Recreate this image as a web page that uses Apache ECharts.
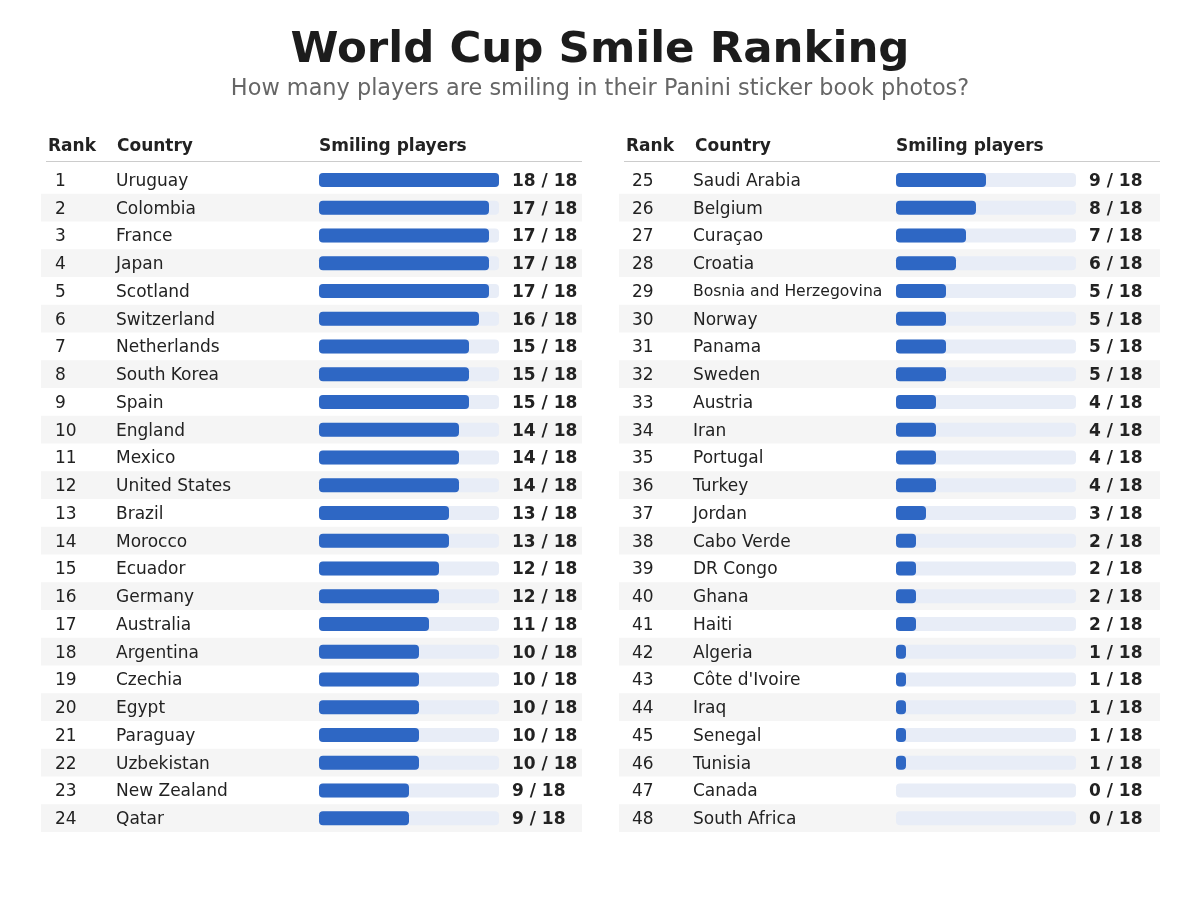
<!DOCTYPE html>
<html>
<head>
<meta charset="utf-8">
<script src="https://cdn.jsdelivr.net/npm/echarts@6/dist/echarts.min.js"></script>
<style>html,body{margin:0;padding:0;background:#fff;}#main{width:1200px;height:900px;}</style>
</head>
<body>
<div id="main"></div>
<script>
const titleText = 'World Cup Smile Ranking';
const subtitleText = 'How many players are smiling in their Panini sticker book photos?';
const headers = ['Rank', 'Country', 'Smiling players'];
const total = 18;

const leftCountries = ['Uruguay','Colombia','France','Japan','Scotland','Switzerland','Netherlands','South Korea','Spain','England','Mexico','United States','Brazil','Morocco','Ecuador','Germany','Australia','Argentina','Czechia','Egypt','Paraguay','Uzbekistan','New Zealand','Qatar'];
const leftValues = [18,17,17,17,17,16,15,15,15,14,14,14,13,13,12,12,11,10,10,10,10,10,9,9];
const leftRanks = [1,2,3,4,5,6,7,8,9,10,11,12,13,14,15,16,17,18,19,20,21,22,23,24];

const rightCountries = ['Saudi Arabia','Belgium','Curaçao','Croatia','Bosnia and Herzegovina','Norway','Panama','Sweden','Austria','Iran','Portugal','Turkey','Jordan','Cabo Verde','DR Congo','Ghana','Haiti','Algeria',"Côte d'Ivoire",'Iraq','Senegal','Tunisia','Canada','South Africa'];
const rightValues = [9,8,7,6,5,5,5,5,4,4,4,4,3,2,2,2,2,1,1,1,1,1,0,0];
const rightRanks = [25,26,27,28,29,30,31,32,33,34,35,36,37,38,39,40,41,42,43,44,45,46,47,48];

const FONT = '"DejaVu Sans", sans-serif';
const TXT = '#222222';
const BAR = '#2E67C4';
const BARBG = '#E8EDF7';
const STRIPE = '#F5F5F5';

const TOP = 166, H = 666;
const panels = [
  {bgLeft: 41, barLeft: 319, countries: leftCountries, values: leftValues, ranks: leftRanks},
  {bgLeft: 619, barLeft: 896, countries: rightCountries, values: rightValues, ranks: rightRanks}
];

const grid = [], xAxis = [], yAxis = [], series = [], graphic = [];

graphic.push({type:'text', left:'center', top: 29, style:{text:titleText, font:'bold 43.5px ' + FONT, fill:'#1c1c1c'}});
graphic.push({type:'text', left:'center', top: 78, style:{text:subtitleText, font:'22.4px ' + FONT, fill:'#666666'}});

panels.forEach((p, pi) => {
  const gBg = grid.length;
  grid.push({left: p.bgLeft, top: TOP, width: 541, height: H, containLabel:false});
  const gBar = grid.length;
  grid.push({left: p.barLeft, top: TOP, width: 180, height: H, containLabel:false});

  const xBg = xAxis.length;
  xAxis.push({gridIndex: gBg, type:'value', min:0, max:1, show:false});
  const yBg = yAxis.length;
  yAxis.push({gridIndex: gBg, type:'category', inverse:true, data: p.countries,
    axisLine:{show:false}, axisTick:{show:false}, axisLabel:{show:false},
    splitLine:{show:false},
    splitArea:{show:true, interval:0, areaStyle:{color:['rgba(255,255,255,0)', STRIPE]}}});
  series.push({type:'bar', xAxisIndex:xBg, yAxisIndex:yBg, data: p.countries.map(()=>0), silent:true, itemStyle:{color:'rgba(0,0,0,0)'}});

  const xB = xAxis.length;
  xAxis.push({gridIndex: gBar, type:'value', min:0, max:total, show:false});
  const yL = yAxis.length;
  yAxis.push({gridIndex: gBar, type:'category', inverse:true, data: p.countries, position:'left',
    axisLine:{show:false}, axisTick:{show:false}, splitLine:{show:false},
    axisLabel:{interval:0, align:'left', margin: 264, padding:[3,0,0,0],
      formatter: (v, i) => '{r|' + p.ranks[i] + '}' + (v.length > 18 ? '{s|' + v + '}' : '{c|' + v + '}'),
      rich:{
        r:{width:61, fontSize:17, fontFamily:FONT, color:TXT},
        c:{fontSize:17, fontFamily:FONT, color:TXT},
        s:{fontSize:15.6, fontFamily:FONT, color:TXT}
      }}});
  const yR = yAxis.length;
  yAxis.push({gridIndex: gBar, type:'category', inverse:true, data: p.countries, position:'right',
    axisLine:{show:false}, axisTick:{show:false}, splitLine:{show:false},
    axisLabel:{interval:0, align:'left', margin: 13, padding:[3,0,0,0],
      formatter: (v, i) => '{v|' + p.values[i] + ' / ' + total + '}',
      rich:{v:{fontSize:17, fontWeight:'bold', fontFamily:FONT, color:TXT}}}});
  series.push({type:'bar', xAxisIndex:xB, yAxisIndex:yL, data:p.values, barWidth:14,
    itemStyle:{color:BAR, borderRadius:4},
    showBackground:true, backgroundStyle:{color:BARBG, borderRadius:4}});

  const hx = [p.bgLeft + 7, p.bgLeft + 76, p.barLeft];
  headers.forEach((h, k) => {
    graphic.push({type:'text', left: hx[k], top: 138, style:{text:h, font:'bold 17px ' + FONT, fill:TXT}});
  });
  graphic.push({type:'line', shape:{x1:p.bgLeft + 5, y1:161.5, x2:p.bgLeft + 541, y2:161.5}, style:{stroke:'#cccccc', lineWidth:1}});
});

const chart = echarts.init(document.getElementById('main'), null, {renderer:'canvas'});
chart.setOption({
  backgroundColor:'#ffffff',
  animation:false,
  grid, xAxis, yAxis, series, graphic
});
</script>
</body>
</html>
*****
Stated goal: Pictures stay out. Print the data exactly, from its first line through the line containing "const grid = [], xAxis".

Finished answer:
Recreate this image as a web page that uses Apache ECharts.
<!DOCTYPE html>
<html>
<head>
<meta charset="utf-8">
<script src="https://cdn.jsdelivr.net/npm/echarts@6/dist/echarts.min.js"></script>
<style>html,body{margin:0;padding:0;background:#fff;}#main{width:1200px;height:900px;}</style>
</head>
<body>
<div id="main"></div>
<script>
const titleText = 'World Cup Smile Ranking';
const subtitleText = 'How many players are smiling in their Panini sticker book photos?';
const headers = ['Rank', 'Country', 'Smiling players'];
const total = 18;

const leftCountries = ['Uruguay','Colombia','France','Japan','Scotland','Switzerland','Netherlands','South Korea','Spain','England','Mexico','United States','Brazil','Morocco','Ecuador','Germany','Australia','Argentina','Czechia','Egypt','Paraguay','Uzbekistan','New Zealand','Qatar'];
const leftValues = [18,17,17,17,17,16,15,15,15,14,14,14,13,13,12,12,11,10,10,10,10,10,9,9];
const leftRanks = [1,2,3,4,5,6,7,8,9,10,11,12,13,14,15,16,17,18,19,20,21,22,23,24];

const rightCountries = ['Saudi Arabia','Belgium','Curaçao','Croatia','Bosnia and Herzegovina','Norway','Panama','Sweden','Austria','Iran','Portugal','Turkey','Jordan','Cabo Verde','DR Congo','Ghana','Haiti','Algeria',"Côte d'Ivoire",'Iraq','Senegal','Tunisia','Canada','South Africa'];
const rightValues = [9,8,7,6,5,5,5,5,4,4,4,4,3,2,2,2,2,1,1,1,1,1,0,0];
const rightRanks = [25,26,27,28,29,30,31,32,33,34,35,36,37,38,39,40,41,42,43,44,45,46,47,48];

const FONT = '"DejaVu Sans", sans-serif';
const TXT = '#222222';
const BAR = '#2E67C4';
const BARBG = '#E8EDF7';
const STRIPE = '#F5F5F5';

const TOP = 166, H = 666;
const panels = [
  {bgLeft: 41, barLeft: 319, countries: leftCountries, values: leftValues, ranks: leftRanks},
  {bgLeft: 619, barLeft: 896, countries: rightCountries, values: rightValues, ranks: rightRanks}
];

const grid = [], xAxis = [], yAxis = [], series = [], graphic = [];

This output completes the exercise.